Collected data:
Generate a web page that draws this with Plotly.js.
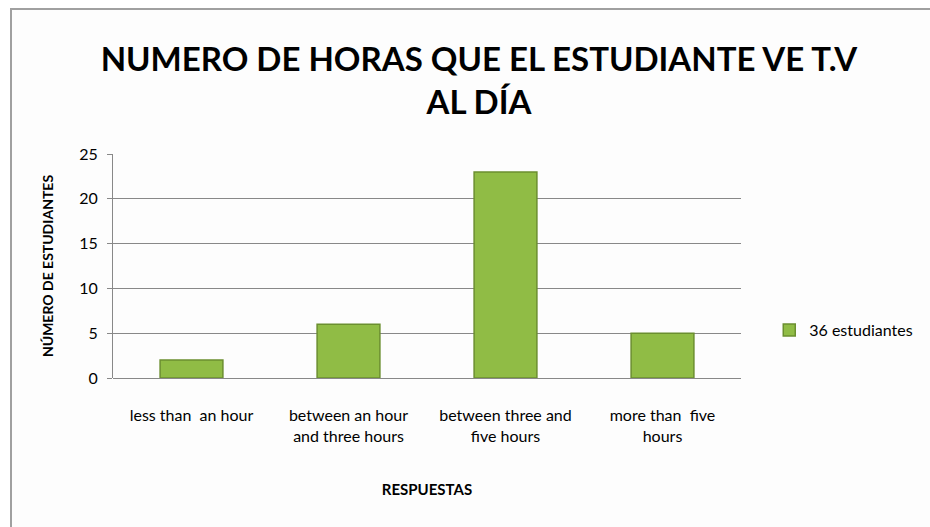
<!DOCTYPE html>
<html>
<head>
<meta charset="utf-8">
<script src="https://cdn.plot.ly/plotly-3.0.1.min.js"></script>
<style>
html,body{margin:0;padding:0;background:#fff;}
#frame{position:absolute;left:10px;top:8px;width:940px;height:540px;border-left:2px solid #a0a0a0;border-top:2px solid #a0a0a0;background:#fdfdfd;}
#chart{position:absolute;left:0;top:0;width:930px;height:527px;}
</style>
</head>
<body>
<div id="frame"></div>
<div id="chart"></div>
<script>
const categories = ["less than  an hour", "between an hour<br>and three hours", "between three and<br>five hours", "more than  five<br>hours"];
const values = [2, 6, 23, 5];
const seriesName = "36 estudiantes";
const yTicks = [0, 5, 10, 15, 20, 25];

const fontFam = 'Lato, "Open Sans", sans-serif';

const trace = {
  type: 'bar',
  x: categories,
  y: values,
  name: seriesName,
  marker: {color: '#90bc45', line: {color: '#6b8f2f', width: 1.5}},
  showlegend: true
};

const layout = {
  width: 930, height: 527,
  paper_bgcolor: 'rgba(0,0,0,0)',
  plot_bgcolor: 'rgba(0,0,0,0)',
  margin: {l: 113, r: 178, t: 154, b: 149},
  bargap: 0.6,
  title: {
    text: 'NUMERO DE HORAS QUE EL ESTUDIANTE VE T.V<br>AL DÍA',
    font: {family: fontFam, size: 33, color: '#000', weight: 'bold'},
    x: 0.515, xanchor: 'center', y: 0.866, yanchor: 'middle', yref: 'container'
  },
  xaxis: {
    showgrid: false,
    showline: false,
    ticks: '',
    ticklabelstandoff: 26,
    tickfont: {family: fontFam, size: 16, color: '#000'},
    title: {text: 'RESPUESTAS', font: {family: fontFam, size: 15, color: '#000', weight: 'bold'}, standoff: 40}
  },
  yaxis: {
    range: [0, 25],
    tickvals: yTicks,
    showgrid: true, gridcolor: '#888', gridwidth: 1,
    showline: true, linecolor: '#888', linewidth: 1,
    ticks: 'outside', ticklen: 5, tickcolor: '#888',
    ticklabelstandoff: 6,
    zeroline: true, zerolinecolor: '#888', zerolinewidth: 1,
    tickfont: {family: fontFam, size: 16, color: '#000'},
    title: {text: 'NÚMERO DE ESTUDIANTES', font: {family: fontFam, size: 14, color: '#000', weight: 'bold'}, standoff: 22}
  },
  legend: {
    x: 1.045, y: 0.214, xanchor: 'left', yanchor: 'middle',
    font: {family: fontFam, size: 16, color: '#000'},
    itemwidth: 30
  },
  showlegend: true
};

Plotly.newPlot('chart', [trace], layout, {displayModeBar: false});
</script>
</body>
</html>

What you need to do:
Give every line above again exactly, with no pictures.

Result of the task:
Generate a web page that draws this with Plotly.js.
<!DOCTYPE html>
<html>
<head>
<meta charset="utf-8">
<script src="https://cdn.plot.ly/plotly-3.0.1.min.js"></script>
<style>
html,body{margin:0;padding:0;background:#fff;}
#frame{position:absolute;left:10px;top:8px;width:940px;height:540px;border-left:2px solid #a0a0a0;border-top:2px solid #a0a0a0;background:#fdfdfd;}
#chart{position:absolute;left:0;top:0;width:930px;height:527px;}
</style>
</head>
<body>
<div id="frame"></div>
<div id="chart"></div>
<script>
const categories = ["less than  an hour", "between an hour<br>and three hours", "between three and<br>five hours", "more than  five<br>hours"];
const values = [2, 6, 23, 5];
const seriesName = "36 estudiantes";
const yTicks = [0, 5, 10, 15, 20, 25];

const fontFam = 'Lato, "Open Sans", sans-serif';

const trace = {
  type: 'bar',
  x: categories,
  y: values,
  name: seriesName,
  marker: {color: '#90bc45', line: {color: '#6b8f2f', width: 1.5}},
  showlegend: true
};

const layout = {
  width: 930, height: 527,
  paper_bgcolor: 'rgba(0,0,0,0)',
  plot_bgcolor: 'rgba(0,0,0,0)',
  margin: {l: 113, r: 178, t: 154, b: 149},
  bargap: 0.6,
  title: {
    text: 'NUMERO DE HORAS QUE EL ESTUDIANTE VE T.V<br>AL DÍA',
    font: {family: fontFam, size: 33, color: '#000', weight: 'bold'},
    x: 0.515, xanchor: 'center', y: 0.866, yanchor: 'middle', yref: 'container'
  },
  xaxis: {
    showgrid: false,
    showline: false,
    ticks: '',
    ticklabelstandoff: 26,
    tickfont: {family: fontFam, size: 16, color: '#000'},
    title: {text: 'RESPUESTAS', font: {family: fontFam, size: 15, color: '#000', weight: 'bold'}, standoff: 40}
  },
  yaxis: {
    range: [0, 25],
    tickvals: yTicks,
    showgrid: true, gridcolor: '#888', gridwidth: 1,
    showline: true, linecolor: '#888', linewidth: 1,
    ticks: 'outside', ticklen: 5, tickcolor: '#888',
    ticklabelstandoff: 6,
    zeroline: true, zerolinecolor: '#888', zerolinewidth: 1,
    tickfont: {family: fontFam, size: 16, color: '#000'},
    title: {text: 'NÚMERO DE ESTUDIANTES', font: {family: fontFam, size: 14, color: '#000', weight: 'bold'}, standoff: 22}
  },
  legend: {
    x: 1.045, y: 0.214, xanchor: 'left', yanchor: 'middle',
    font: {family: fontFam, size: 16, color: '#000'},
    itemwidth: 30
  },
  showlegend: true
};

Plotly.newPlot('chart', [trace], layout, {displayModeBar: false});
</script>
</body>
</html>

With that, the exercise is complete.